I mentioned Schnabel’s speech yesterday – the point which I maybe failed to spell out was this: it’s too early to declare victory over inflation.  

 

ECB Warns of Inflationary Risks Amid Global Shifts 

Meanwhile the ECB is warning that so-called friend-shoring – ie retrenching from China – will be inflationary...as I keep saying – the inflationary paradigm has changed – the forces of multi-polarity, deglobalisation etc are going to lift prices. “...from a purely economic perspective, trade fragmentation would entail sizeable costs in terms of substantially distorted trade, decreased welfare and higher prices,” the ECB says.

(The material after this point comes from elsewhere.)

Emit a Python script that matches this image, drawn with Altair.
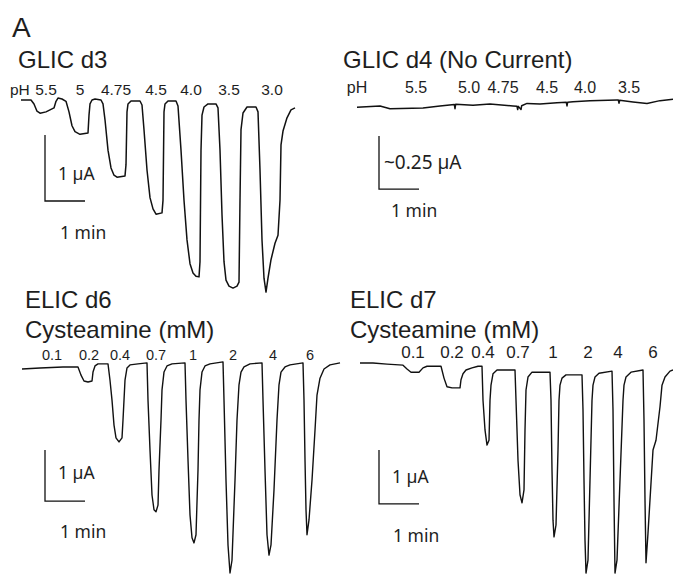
import altair as alt
import pandas as pd

# ---------------- data (time in s, current in µA) ----------------
glic3_trace = [
    (0, 0), (15, 0), (19.5, -0.06), (24, -0.17), (28.5, -0.20), (37.5, -0.18), (43.5, -0.15),
    (49.5, -0.12), (52.5, -0.02), (55.5, 0.03), (61.5, 0.015), (67.5, -0.02), (72, -0.18),
    (76.5, -0.39), (81, -0.48), (88.5, -0.52), (100.5, -0.50), (102, -0.23), (103.5, -0.06),
    (106.5, 0), (111, 0.015), (120, 0), (123, -0.06), (126, -0.30), (130.5, -0.76), (135, -1.03),
    (139.5, -1.14), (144, -1.17), (156, -1.15), (157.5, -0.98), (159, -0.18), (160.5, -0.06),
    (165, -0.015), (178.5, -0.015), (181.5, -0.076), (184.5, -0.45), (189, -1.06), (193.5, -1.48),
    (198, -1.65), (202.5, -1.73), (211.5, -1.71), (213, -1.52), (214.5, -0.18), (216, -0.06),
    (220.5, -0.015), (232.5, -0.015), (235.5, -0.09), (240, -0.76), (244.5, -1.52), (249, -2.12),
    (253.5, -2.48), (258, -2.62), (262.5, -2.67), (267, -2.68), (268.5, -2.45), (270, -0.76),
    (271.5, -0.23), (274.5, -0.106), (280.5, -0.06), (292.5, -0.06), (295.5, -0.12), (298.5, -0.76),
    (301.5, -1.74), (304.5, -2.45), (307.5, -2.73), (312, -2.82), (318, -2.85), (324, -2.82),
    (327, -2.76), (328.5, -1.52), (330, -0.45), (333, -0.197), (339, -0.106), (352.5, -0.106),
    (355.5, -0.18), (358.5, -1.06), (361.5, -2.12), (364.5, -2.70), (367.5, -2.91), (370.5, -2.70),
    (375, -2.42), (381, -2.17), (385.5, -2.05), (388.5, -1.52), (390, -0.68), (393, -0.47),
    (399, -0.27), (405, -0.15), (411, -0.12),
]
glic3_labels = ["5.5", "5", "4.75", "4.5", "4.0", "3.5", "3.0"]
glic3_label_t = [37.5, 88.5, 142.5, 202.5, 255, 312, 376.5]

glic4_trace = [
    (0, -0.001), (34.5, 0.005), (49.5, -0.008), (99, -0.005), (124.5, 0.005), (146, 0.012),
    (147, -0.008), (148, 0.013), (174, 0.008), (199.5, 0.014), (234, 0.005), (240, 0.003),
    (241, -0.012), (242, 0.003), (246, -0.012), (247, 0.006), (255, 0.017), (274.5, 0.014),
    (300, 0.02), (314, 0.022), (315, 0.005), (316, 0.022), (324, 0.025), (349.5, 0.03),
    (390, 0.033), (392, 0.033), (393, 0.018), (394, 0.032), (414, 0.024), (435, 0.017),
    (454.5, 0.03), (474, 0.036),
]
glic4_labels = ["pH", "5.5", "5.0", "4.75", "4.5", "4.0", "3.5"]
glic4_label_t = [0, 88.5, 168, 219, 285, 342, 408]

elic6_trace = [
    (0, 0), (27, 0.02), (61.5, 0.04), (84, 0.04), (88.5, -0.12), (93, -0.235), (99, -0.255),
    (105, -0.235), (106.5, -0.06), (109.5, 0.06), (114, 0.10), (129, 0.10), (132, -0.22),
    (135, -0.61), (138, -1.10), (141, -1.35), (145.5, -1.43), (150, -1.35), (151.5, -1.0),
    (153, -0.61), (154.5, -0.22), (157.5, 0.02), (162, 0.08), (174, 0.10), (187.5, 0.12),
    (189, -0.61), (192, -1.59), (195, -2.47), (198, -2.76), (201, -2.80), (204, -2.67),
    (205.5, -1.98), (208.5, -1.0), (210, -0.41), (213, -0.06), (217.5, 0.06), (225, 0.10),
    (244.5, 0.12), (246, -0.61), (249, -1.78), (252, -2.86), (255, -3.31), (258, -3.41),
    (261, -3.25), (264, -1.98), (265.5, -1.0), (267, -0.41), (270, -0.06), (274.5, 0.06),
    (282, 0.10), (301.5, 0.14), (303, -0.61), (306, -2.18), (309, -3.45), (312, -4.0),
    (315, -3.75), (319.5, -2.18), (322.5, -1.0), (325.5, -0.31), (328.5, -0.06), (333, 0.04),
    (342, 0.10), (360, 0.12), (361.5, -0.61), (364.5, -1.98), (367.5, -3.25), (370.5, -3.65),
    (373.5, -3.45), (378, -2.37), (382.5, -1.0), (385.5, -0.31), (388.5, -0.06), (394.5, 0.04),
    (402, 0.08), (421.5, 0.12), (423, -0.61), (424.5, -1.78), (426, -2.76), (427.5, -3.25),
    (430.5, -2.96), (435, -2.18), (439.5, -1.20), (442.5, -0.51), (447, -0.18), (453, 0),
    (462, 0.08), (477, 0.12),
]
elic_labels = ["0.1", "0.2", "0.4", "0.7", "1", "2", "4", "6"]
elic6_label_t = [45, 100.5, 147, 201, 256.5, 316.5, 376.5, 432]

elic7_trace = [
    (0, 0), (19.5, 0), (40.5, -0.02), (64.5, -0.04), (70.5, -0.11), (76.5, -0.17), (88.5, -0.17),
    (94.5, -0.09), (100.5, -0.06), (121.5, -0.06), (126, -0.28), (130.5, -0.44), (138, -0.46),
    (150, -0.46), (151.5, -0.31), (154.5, -0.20), (159, -0.13), (168, -0.09), (177, -0.06),
    (183, -0.06), (184.5, -0.69), (187.5, -1.24), (190.5, -1.52), (193.5, -1.43), (195, -0.69),
    (196.5, -0.41), (199.5, -0.20), (205.5, -0.13), (232.5, -0.13), (234, -0.69), (237, -1.80),
    (240, -2.44), (243, -2.59), (246, -2.35), (247.5, -1.24), (249, -0.50), (252, -0.26),
    (258, -0.17), (285, -0.17), (286.5, -0.69), (288, -1.98), (289.5, -2.91), (291, -3.22),
    (294, -3.0), (297, -1.61), (298.5, -0.69), (300, -0.41), (303, -0.28), (309, -0.22),
    (333, -0.22), (334.5, -0.87), (336, -2.17), (337.5, -3.28), (339, -3.89), (342, -3.65),
    (345, -2.17), (348, -0.69), (349.5, -0.41), (352.5, -0.26), (358.5, -0.19), (378, -0.15),
    (379.5, -0.87), (381, -2.54), (382.5, -3.89), (385.5, -3.65), (390, -2.17), (394.5, -0.69),
    (396, -0.41), (399, -0.26), (406.5, -0.17), (424.5, -0.13), (426, -1.06), (427.5, -2.54),
    (429, -3.70), (432, -3.15), (439.5, -1.61), (444, -1.43), (450, -0.81), (453, -0.41),
    (457.5, -0.26), (465, -0.15), (469.5, -0.13),
]
elic7_label_t = [79.5, 138, 184.5, 237, 289.5, 342, 387, 439.5]

# scale bars: (start time s, top current µA, bar height µA, bar length s)
glic3_bar = (36, -0.53, 1.0, 60)
glic4_bar = (33, -0.137, 0.25, 60)
elic6_bar = (34.5, -1.59, 1.0, 60)
elic7_bar = (28.5, -1.61, 1.0, 60)

# ---------------- layout ----------------
INK = "#111111"
TXT = "#1e1e1e"
SANS = "Liberation Sans, Arial, Helvetica, sans-serif"
MYR = "Noto Sans, Open Sans, sans-serif"


def sx(x0):
    return alt.Scale(domain=[0, 600], range=[x0, x0 + 400], nice=False, zero=False)


def sy(lo, hi, plo, phi):
    return alt.Scale(domain=[lo, hi], range=[plo, phi], nice=False, zero=False)


panels = {
    "g3": (sx(21), sy(-3.5, 0.5, 331, 67)),
    "g4": (sx(357), sy(-0.5, 0.25, 213, 54)),
    "e6": (sx(22), sy(-4.5, 0.5, 598.5, 343.5)),
    "e7": (sx(360), sy(-4.5, 0.5, 606, 336)),
}


def trace(pts, key, width=1.4):
    xs, ys = panels[key]
    df = pd.DataFrame({"t": [p[0] for p in pts], "i": [p[1] for p in pts]})
    df["k"] = range(len(df))
    return alt.Chart(df).mark_line(color=INK, strokeWidth=width, strokeJoin="round").encode(
        x=alt.X("t:Q", scale=xs, axis=None),
        y=alt.Y("i:Q", scale=ys, axis=None),
        order=alt.Order("k:Q"),
    )


def bar(spec, key):
    t0, top, h, L = spec
    xs, ys = panels[key]
    df = pd.DataFrame({"t": [t0, t0, t0 + L], "i": [top, top - h, top - h], "k": [0, 1, 2]})
    return alt.Chart(df).mark_line(color=INK, strokeWidth=1.3).encode(
        x=alt.X("t:Q", scale=xs, axis=None),
        y=alt.Y("i:Q", scale=ys, axis=None),
        order=alt.Order("k:Q"),
    )


def labels(texts, times, key, baseline_px, size, font=SANS):
    xs, _ = panels[key]
    df = pd.DataFrame({"s": texts, "t": times})
    return alt.Chart(df).mark_text(
        align="center", baseline="alphabetic", font=font, fontSize=size, color=TXT
    ).encode(x=alt.X("t:Q", scale=xs, axis=None), y=alt.value(baseline_px), text="s:N")


def free(txt, x, y, size, font=SANS):
    return alt.Chart(pd.DataFrame({"s": [txt]})).mark_text(
        align="left", baseline="alphabetic", font=font, fontSize=size, color=TXT
    ).encode(x=alt.value(x), y=alt.value(y), text="s:N")


layers = [
    trace(glic3_trace, "g3", 1.5), bar(glic3_bar, "g3"),
    labels(glic3_labels, glic3_label_t, "g3", 95, 15.5),
    trace(glic4_trace, "g4", 1.5), bar(glic4_bar, "g4"),
    labels(glic4_labels, glic4_label_t, "g4", 93, 16),
    trace(elic6_trace, "e6"), bar(elic6_bar, "e6"),
    labels(elic_labels, elic6_label_t, "e6", 360, 14.5),
    trace(elic7_trace, "e7"), bar(elic7_bar, "e7"),
    labels(elic_labels, elic7_label_t, "e7", 358, 17),
    free("A", 12, 37, 28),
    free("GLIC d3", 18, 68, 24),
    free("pH", 10, 95, 15.5),
    free("GLIC d4 (No Current)", 343, 68, 24),
    free("ELIC d6", 25, 308, 24),
    free("Cysteamine (mM)", 25, 338, 24),
    free("ELIC d7", 350, 308, 24),
    free("Cysteamine (mM)", 350, 338, 24),
    free("1 µA", 58, 180, 17.5, MYR),
    free("1 min", 60, 239, 17.5, MYR),
    free("~0.25 µA", 384, 169, 19, MYR),
    free("1 min", 391, 217, 17.5, MYR),
    free("1 µA", 58, 479, 17.5, MYR),
    free("1 min", 60, 538, 17.5, MYR),
    free("1 µA", 392, 483, 17.5, MYR),
    free("1 min", 393, 542, 17.5, MYR),
]

chart = (
    alt.layer(*layers)
    .resolve_scale(x="independent", y="independent")
    .properties(width=673, height=575, padding=0, autosize=alt.AutoSizeParams(type="none"),
                background="white")
    .configure_view(stroke=None)
)

chart.save("out.html", embed_options={"renderer": "svg", "actions": False})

This goes to the very heart of the matter – deglobalisation, war, fragmentation...it’s a new inflationary paradigm.  

Yields are lower this morning with the 10yr Treasury back below 4.60% from around 4.67% yesterday, but DXY is holding gains around 105.25 …focus today is on the Fed speakers and to what extent they push back against the decline in bond yields, albeit last night’s senior loan officer survey showed credit conditions are tightening and lending is weakening…which is of course -ve for the US economy.  Kashkari, Goolsbee, Barr, Waller and Logan are due on the slate. 

Key question – maybe we get a flavour today from the Fed speakers – if the RBA feels it needs to restart the hiking cycle after pausing for four months, does that mean the Fed will do too?